Set problem –
Copy out the material below in full, but not its images.

Collected data –
*-*-*
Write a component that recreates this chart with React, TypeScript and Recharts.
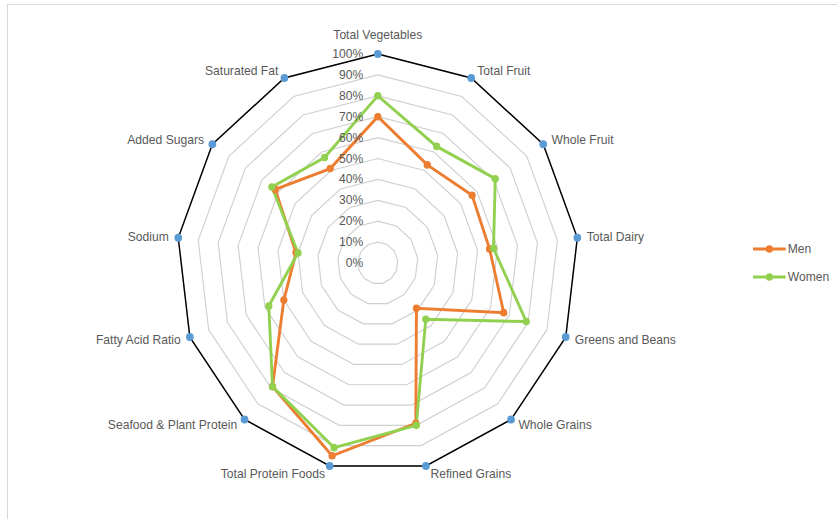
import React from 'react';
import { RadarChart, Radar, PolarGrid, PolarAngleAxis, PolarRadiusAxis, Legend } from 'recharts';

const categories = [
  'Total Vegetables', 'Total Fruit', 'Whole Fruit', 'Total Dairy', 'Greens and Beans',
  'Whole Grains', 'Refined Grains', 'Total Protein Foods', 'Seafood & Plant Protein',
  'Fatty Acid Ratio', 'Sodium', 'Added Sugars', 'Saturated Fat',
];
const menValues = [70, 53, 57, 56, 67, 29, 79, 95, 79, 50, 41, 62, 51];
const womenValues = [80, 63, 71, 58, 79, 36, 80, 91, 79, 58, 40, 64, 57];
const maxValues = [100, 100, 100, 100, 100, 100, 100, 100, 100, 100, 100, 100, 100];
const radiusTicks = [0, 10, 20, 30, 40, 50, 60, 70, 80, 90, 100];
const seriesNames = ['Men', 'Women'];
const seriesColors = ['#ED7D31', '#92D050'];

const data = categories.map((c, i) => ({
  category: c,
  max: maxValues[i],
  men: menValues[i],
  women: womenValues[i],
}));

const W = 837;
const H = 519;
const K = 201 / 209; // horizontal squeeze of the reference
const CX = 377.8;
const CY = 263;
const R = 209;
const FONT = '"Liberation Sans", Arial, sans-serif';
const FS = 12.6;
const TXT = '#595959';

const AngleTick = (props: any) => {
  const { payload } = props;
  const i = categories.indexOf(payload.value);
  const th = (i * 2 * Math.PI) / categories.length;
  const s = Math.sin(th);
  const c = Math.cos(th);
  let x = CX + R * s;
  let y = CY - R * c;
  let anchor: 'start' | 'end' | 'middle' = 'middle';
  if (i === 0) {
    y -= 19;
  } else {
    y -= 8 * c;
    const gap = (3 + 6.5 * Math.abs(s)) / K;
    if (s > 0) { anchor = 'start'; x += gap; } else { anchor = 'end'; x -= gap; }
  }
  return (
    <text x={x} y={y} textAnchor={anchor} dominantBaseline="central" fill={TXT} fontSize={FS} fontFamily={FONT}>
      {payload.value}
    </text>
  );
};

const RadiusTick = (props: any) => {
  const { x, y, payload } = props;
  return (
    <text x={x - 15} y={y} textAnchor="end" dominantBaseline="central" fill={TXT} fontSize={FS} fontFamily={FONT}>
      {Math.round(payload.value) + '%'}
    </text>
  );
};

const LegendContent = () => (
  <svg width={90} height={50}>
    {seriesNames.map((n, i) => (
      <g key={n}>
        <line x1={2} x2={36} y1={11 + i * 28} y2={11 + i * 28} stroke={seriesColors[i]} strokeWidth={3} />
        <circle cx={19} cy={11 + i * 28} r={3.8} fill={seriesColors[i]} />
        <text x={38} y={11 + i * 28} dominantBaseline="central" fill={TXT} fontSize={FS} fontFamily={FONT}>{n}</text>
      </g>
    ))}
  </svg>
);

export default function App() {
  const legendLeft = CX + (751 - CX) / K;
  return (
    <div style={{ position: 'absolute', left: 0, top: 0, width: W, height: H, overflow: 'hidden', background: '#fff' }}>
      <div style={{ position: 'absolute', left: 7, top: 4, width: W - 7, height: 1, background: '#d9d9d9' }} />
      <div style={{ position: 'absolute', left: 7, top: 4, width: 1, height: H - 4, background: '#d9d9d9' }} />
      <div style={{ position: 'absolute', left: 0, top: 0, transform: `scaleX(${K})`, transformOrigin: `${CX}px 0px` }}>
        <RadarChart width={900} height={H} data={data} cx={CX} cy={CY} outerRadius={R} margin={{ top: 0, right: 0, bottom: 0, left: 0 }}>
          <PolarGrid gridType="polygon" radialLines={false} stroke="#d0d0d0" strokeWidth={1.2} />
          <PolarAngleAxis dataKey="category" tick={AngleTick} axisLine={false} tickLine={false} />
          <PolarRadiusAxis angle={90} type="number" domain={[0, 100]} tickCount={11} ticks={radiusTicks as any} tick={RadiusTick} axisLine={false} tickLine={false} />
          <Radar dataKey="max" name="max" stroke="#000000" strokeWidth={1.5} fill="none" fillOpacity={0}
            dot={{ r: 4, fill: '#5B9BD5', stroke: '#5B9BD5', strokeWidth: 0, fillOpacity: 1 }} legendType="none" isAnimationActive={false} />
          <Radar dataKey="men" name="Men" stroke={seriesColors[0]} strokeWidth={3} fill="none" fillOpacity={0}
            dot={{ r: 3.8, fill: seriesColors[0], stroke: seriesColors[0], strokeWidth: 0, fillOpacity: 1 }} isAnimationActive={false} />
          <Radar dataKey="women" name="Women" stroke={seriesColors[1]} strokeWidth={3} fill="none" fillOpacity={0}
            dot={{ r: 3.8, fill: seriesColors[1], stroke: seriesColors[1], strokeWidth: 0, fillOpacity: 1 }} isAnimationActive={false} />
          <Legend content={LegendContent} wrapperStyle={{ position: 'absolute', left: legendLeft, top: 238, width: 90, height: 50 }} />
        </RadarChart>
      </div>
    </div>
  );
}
*-*-*
Solution below –
Write a component that recreates this chart with React, TypeScript and Recharts.
import React from 'react';
import { RadarChart, Radar, PolarGrid, PolarAngleAxis, PolarRadiusAxis, Legend } from 'recharts';

const categories = [
  'Total Vegetables', 'Total Fruit', 'Whole Fruit', 'Total Dairy', 'Greens and Beans',
  'Whole Grains', 'Refined Grains', 'Total Protein Foods', 'Seafood & Plant Protein',
  'Fatty Acid Ratio', 'Sodium', 'Added Sugars', 'Saturated Fat',
];
const menValues = [70, 53, 57, 56, 67, 29, 79, 95, 79, 50, 41, 62, 51];
const womenValues = [80, 63, 71, 58, 79, 36, 80, 91, 79, 58, 40, 64, 57];
const maxValues = [100, 100, 100, 100, 100, 100, 100, 100, 100, 100, 100, 100, 100];
const radiusTicks = [0, 10, 20, 30, 40, 50, 60, 70, 80, 90, 100];
const seriesNames = ['Men', 'Women'];
const seriesColors = ['#ED7D31', '#92D050'];

const data = categories.map((c, i) => ({
  category: c,
  max: maxValues[i],
  men: menValues[i],
  women: womenValues[i],
}));

const W = 837;
const H = 519;
const K = 201 / 209; // horizontal squeeze of the reference
const CX = 377.8;
const CY = 263;
const R = 209;
const FONT = '"Liberation Sans", Arial, sans-serif';
const FS = 12.6;
const TXT = '#595959';

const AngleTick = (props: any) => {
  const { payload } = props;
  const i = categories.indexOf(payload.value);
  const th = (i * 2 * Math.PI) / categories.length;
  const s = Math.sin(th);
  const c = Math.cos(th);
  let x = CX + R * s;
  let y = CY - R * c;
  let anchor: 'start' | 'end' | 'middle' = 'middle';
  if (i === 0) {
    y -= 19;
  } else {
    y -= 8 * c;
    const gap = (3 + 6.5 * Math.abs(s)) / K;
    if (s > 0) { anchor = 'start'; x += gap; } else { anchor = 'end'; x -= gap; }
  }
  return (
    <text x={x} y={y} textAnchor={anchor} dominantBaseline="central" fill={TXT} fontSize={FS} fontFamily={FONT}>
      {payload.value}
    </text>
  );
};

const RadiusTick = (props: any) => {
  const { x, y, payload } = props;
  return (
    <text x={x - 15} y={y} textAnchor="end" dominantBaseline="central" fill={TXT} fontSize={FS} fontFamily={FONT}>
      {Math.round(payload.value) + '%'}
    </text>
  );
};

const LegendContent = () => (
  <svg width={90} height={50}>
    {seriesNames.map((n, i) => (
      <g key={n}>
        <line x1={2} x2={36} y1={11 + i * 28} y2={11 + i * 28} stroke={seriesColors[i]} strokeWidth={3} />
        <circle cx={19} cy={11 + i * 28} r={3.8} fill={seriesColors[i]} />
        <text x={38} y={11 + i * 28} dominantBaseline="central" fill={TXT} fontSize={FS} fontFamily={FONT}>{n}</text>
      </g>
    ))}
  </svg>
);

export default function App() {
  const legendLeft = CX + (751 - CX) / K;
  return (
    <div style={{ position: 'absolute', left: 0, top: 0, width: W, height: H, overflow: 'hidden', background: '#fff' }}>
      <div style={{ position: 'absolute', left: 7, top: 4, width: W - 7, height: 1, background: '#d9d9d9' }} />
      <div style={{ position: 'absolute', left: 7, top: 4, width: 1, height: H - 4, background: '#d9d9d9' }} />
      <div style={{ position: 'absolute', left: 0, top: 0, transform: `scaleX(${K})`, transformOrigin: `${CX}px 0px` }}>
        <RadarChart width={900} height={H} data={data} cx={CX} cy={CY} outerRadius={R} margin={{ top: 0, right: 0, bottom: 0, left: 0 }}>
          <PolarGrid gridType="polygon" radialLines={false} stroke="#d0d0d0" strokeWidth={1.2} />
          <PolarAngleAxis dataKey="category" tick={AngleTick} axisLine={false} tickLine={false} />
          <PolarRadiusAxis angle={90} type="number" domain={[0, 100]} tickCount={11} ticks={radiusTicks as any} tick={RadiusTick} axisLine={false} tickLine={false} />
          <Radar dataKey="max" name="max" stroke="#000000" strokeWidth={1.5} fill="none" fillOpacity={0}
            dot={{ r: 4, fill: '#5B9BD5', stroke: '#5B9BD5', strokeWidth: 0, fillOpacity: 1 }} legendType="none" isAnimationActive={false} />
          <Radar dataKey="men" name="Men" stroke={seriesColors[0]} strokeWidth={3} fill="none" fillOpacity={0}
            dot={{ r: 3.8, fill: seriesColors[0], stroke: seriesColors[0], strokeWidth: 0, fillOpacity: 1 }} isAnimationActive={false} />
          <Radar dataKey="women" name="Women" stroke={seriesColors[1]} strokeWidth={3} fill="none" fillOpacity={0}
            dot={{ r: 3.8, fill: seriesColors[1], stroke: seriesColors[1], strokeWidth: 0, fillOpacity: 1 }} isAnimationActive={false} />
          <Legend content={LegendContent} wrapperStyle={{ position: 'absolute', left: legendLeft, top: 238, width: 90, height: 50 }} />
        </RadarChart>
      </div>
    </div>
  );
}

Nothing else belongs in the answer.